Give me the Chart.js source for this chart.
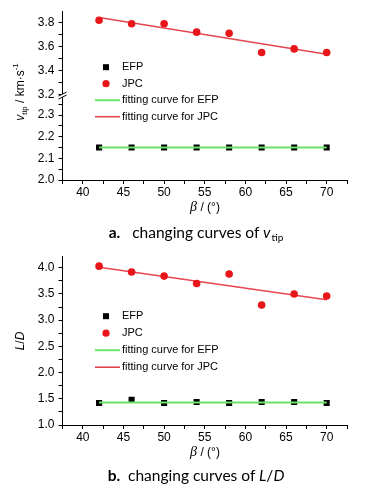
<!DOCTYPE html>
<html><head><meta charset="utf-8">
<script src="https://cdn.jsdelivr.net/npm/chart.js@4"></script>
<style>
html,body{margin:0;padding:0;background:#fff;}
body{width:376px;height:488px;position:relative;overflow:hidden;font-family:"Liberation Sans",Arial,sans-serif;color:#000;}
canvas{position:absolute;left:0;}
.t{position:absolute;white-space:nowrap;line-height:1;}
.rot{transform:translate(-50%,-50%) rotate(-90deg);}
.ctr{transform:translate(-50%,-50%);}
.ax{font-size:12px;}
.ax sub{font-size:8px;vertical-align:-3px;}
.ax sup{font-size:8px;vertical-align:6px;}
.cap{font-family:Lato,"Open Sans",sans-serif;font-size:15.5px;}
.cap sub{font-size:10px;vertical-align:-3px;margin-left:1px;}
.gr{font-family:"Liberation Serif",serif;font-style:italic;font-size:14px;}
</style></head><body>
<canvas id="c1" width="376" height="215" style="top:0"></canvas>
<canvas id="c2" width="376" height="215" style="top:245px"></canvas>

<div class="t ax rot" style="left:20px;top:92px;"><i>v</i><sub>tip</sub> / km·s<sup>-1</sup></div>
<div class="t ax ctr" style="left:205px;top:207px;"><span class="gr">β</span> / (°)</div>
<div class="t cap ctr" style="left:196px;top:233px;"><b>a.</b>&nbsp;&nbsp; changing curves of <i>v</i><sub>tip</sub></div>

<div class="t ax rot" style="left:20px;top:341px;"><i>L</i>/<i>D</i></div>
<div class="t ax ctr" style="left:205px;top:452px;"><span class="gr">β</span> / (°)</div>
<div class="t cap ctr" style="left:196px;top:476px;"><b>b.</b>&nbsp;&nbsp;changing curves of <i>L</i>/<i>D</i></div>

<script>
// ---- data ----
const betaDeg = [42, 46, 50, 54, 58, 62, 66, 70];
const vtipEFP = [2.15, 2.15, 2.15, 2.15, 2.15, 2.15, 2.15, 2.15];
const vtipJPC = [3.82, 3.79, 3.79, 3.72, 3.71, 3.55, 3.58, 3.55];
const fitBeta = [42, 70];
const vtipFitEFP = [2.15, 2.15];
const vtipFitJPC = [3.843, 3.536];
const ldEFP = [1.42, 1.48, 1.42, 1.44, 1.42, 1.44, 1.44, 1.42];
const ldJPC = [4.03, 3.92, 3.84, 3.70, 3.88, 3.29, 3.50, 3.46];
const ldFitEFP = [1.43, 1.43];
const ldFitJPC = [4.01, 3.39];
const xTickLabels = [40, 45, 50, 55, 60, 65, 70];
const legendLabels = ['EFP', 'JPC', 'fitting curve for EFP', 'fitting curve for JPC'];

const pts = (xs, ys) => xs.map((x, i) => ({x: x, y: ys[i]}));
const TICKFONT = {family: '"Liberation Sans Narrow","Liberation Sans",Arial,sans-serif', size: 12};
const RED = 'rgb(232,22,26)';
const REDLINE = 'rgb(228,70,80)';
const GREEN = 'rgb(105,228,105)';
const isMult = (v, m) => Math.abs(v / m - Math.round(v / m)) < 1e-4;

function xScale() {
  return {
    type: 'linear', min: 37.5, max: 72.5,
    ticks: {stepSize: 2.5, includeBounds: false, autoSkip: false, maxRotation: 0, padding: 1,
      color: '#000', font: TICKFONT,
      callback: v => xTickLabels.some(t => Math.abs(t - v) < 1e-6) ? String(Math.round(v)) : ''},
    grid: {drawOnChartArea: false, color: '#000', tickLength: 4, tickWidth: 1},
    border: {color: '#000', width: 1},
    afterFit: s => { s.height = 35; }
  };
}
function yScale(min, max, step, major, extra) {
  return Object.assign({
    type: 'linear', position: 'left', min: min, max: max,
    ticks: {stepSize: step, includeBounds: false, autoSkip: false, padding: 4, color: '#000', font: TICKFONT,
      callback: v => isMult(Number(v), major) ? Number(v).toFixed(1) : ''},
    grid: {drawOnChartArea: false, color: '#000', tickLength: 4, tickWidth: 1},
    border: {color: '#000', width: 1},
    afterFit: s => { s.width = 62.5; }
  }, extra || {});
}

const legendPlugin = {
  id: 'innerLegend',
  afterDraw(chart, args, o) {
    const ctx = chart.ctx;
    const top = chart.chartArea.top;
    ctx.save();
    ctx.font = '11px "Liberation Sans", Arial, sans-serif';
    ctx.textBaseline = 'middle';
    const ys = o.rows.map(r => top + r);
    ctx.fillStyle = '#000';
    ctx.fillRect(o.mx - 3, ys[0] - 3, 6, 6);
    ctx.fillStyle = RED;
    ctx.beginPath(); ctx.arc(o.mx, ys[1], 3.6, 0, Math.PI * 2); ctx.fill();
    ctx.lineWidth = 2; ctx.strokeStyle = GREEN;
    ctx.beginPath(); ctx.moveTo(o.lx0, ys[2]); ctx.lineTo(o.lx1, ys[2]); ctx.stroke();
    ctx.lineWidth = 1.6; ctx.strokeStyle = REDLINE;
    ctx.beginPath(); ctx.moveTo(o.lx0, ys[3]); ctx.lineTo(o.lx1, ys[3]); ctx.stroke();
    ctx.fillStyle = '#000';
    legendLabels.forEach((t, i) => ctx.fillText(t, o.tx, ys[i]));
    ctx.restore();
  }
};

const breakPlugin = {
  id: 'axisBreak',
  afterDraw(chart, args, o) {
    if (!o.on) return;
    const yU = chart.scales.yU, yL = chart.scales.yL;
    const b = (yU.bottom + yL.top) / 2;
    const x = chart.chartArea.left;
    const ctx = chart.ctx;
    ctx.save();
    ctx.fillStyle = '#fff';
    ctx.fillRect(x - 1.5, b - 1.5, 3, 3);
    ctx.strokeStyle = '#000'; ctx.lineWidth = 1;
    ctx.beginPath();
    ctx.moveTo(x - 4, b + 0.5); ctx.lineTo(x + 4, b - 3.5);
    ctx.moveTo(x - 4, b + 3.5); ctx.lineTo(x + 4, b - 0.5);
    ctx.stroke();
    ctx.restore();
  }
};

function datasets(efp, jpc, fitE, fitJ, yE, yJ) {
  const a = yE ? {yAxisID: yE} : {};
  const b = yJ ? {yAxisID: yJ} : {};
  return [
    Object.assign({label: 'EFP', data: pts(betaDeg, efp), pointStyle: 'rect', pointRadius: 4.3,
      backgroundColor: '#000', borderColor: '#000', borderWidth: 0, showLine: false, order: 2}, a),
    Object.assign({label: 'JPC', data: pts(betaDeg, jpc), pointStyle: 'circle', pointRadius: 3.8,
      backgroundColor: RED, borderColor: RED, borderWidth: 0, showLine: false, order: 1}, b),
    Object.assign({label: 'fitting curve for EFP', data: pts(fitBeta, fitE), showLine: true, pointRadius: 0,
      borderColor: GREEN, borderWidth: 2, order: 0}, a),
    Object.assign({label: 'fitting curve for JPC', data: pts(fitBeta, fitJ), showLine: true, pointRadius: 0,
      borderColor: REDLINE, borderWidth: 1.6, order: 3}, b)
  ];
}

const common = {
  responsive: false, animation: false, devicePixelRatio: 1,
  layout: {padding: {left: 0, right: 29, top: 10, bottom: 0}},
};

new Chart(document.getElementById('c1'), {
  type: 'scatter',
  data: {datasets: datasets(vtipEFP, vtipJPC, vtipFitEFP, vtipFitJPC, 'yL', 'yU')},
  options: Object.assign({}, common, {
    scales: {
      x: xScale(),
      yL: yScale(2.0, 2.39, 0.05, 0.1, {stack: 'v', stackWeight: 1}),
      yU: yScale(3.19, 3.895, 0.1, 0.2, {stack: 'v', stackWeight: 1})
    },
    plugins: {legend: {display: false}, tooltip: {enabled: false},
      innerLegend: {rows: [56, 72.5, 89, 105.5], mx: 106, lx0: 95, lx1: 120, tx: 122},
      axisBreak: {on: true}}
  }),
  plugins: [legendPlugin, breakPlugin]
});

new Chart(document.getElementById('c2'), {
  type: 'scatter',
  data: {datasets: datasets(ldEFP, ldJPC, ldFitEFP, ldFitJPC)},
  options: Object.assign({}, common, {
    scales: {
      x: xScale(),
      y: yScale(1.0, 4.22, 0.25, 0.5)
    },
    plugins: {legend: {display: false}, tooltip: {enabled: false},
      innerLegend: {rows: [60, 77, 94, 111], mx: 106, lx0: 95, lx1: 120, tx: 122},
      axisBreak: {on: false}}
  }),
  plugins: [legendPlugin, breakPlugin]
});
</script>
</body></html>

##########

• WHAT IS REQUIRED:
Repeat exactly and only the lines from the start of the data above through the line that holds "curves of <i>v</i><sub>tip</sub></div>", inclusive. Pictures do not belong in the copy.

• SOLUTION TO THIS EXERCISE:
Give me the Chart.js source for this chart.
<!DOCTYPE html>
<html><head><meta charset="utf-8">
<script src="https://cdn.jsdelivr.net/npm/chart.js@4"></script>
<style>
html,body{margin:0;padding:0;background:#fff;}
body{width:376px;height:488px;position:relative;overflow:hidden;font-family:"Liberation Sans",Arial,sans-serif;color:#000;}
canvas{position:absolute;left:0;}
.t{position:absolute;white-space:nowrap;line-height:1;}
.rot{transform:translate(-50%,-50%) rotate(-90deg);}
.ctr{transform:translate(-50%,-50%);}
.ax{font-size:12px;}
.ax sub{font-size:8px;vertical-align:-3px;}
.ax sup{font-size:8px;vertical-align:6px;}
.cap{font-family:Lato,"Open Sans",sans-serif;font-size:15.5px;}
.cap sub{font-size:10px;vertical-align:-3px;margin-left:1px;}
.gr{font-family:"Liberation Serif",serif;font-style:italic;font-size:14px;}
</style></head><body>
<canvas id="c1" width="376" height="215" style="top:0"></canvas>
<canvas id="c2" width="376" height="215" style="top:245px"></canvas>

<div class="t ax rot" style="left:20px;top:92px;"><i>v</i><sub>tip</sub> / km·s<sup>-1</sup></div>
<div class="t ax ctr" style="left:205px;top:207px;"><span class="gr">β</span> / (°)</div>
<div class="t cap ctr" style="left:196px;top:233px;"><b>a.</b>&nbsp;&nbsp; changing curves of <i>v</i><sub>tip</sub></div>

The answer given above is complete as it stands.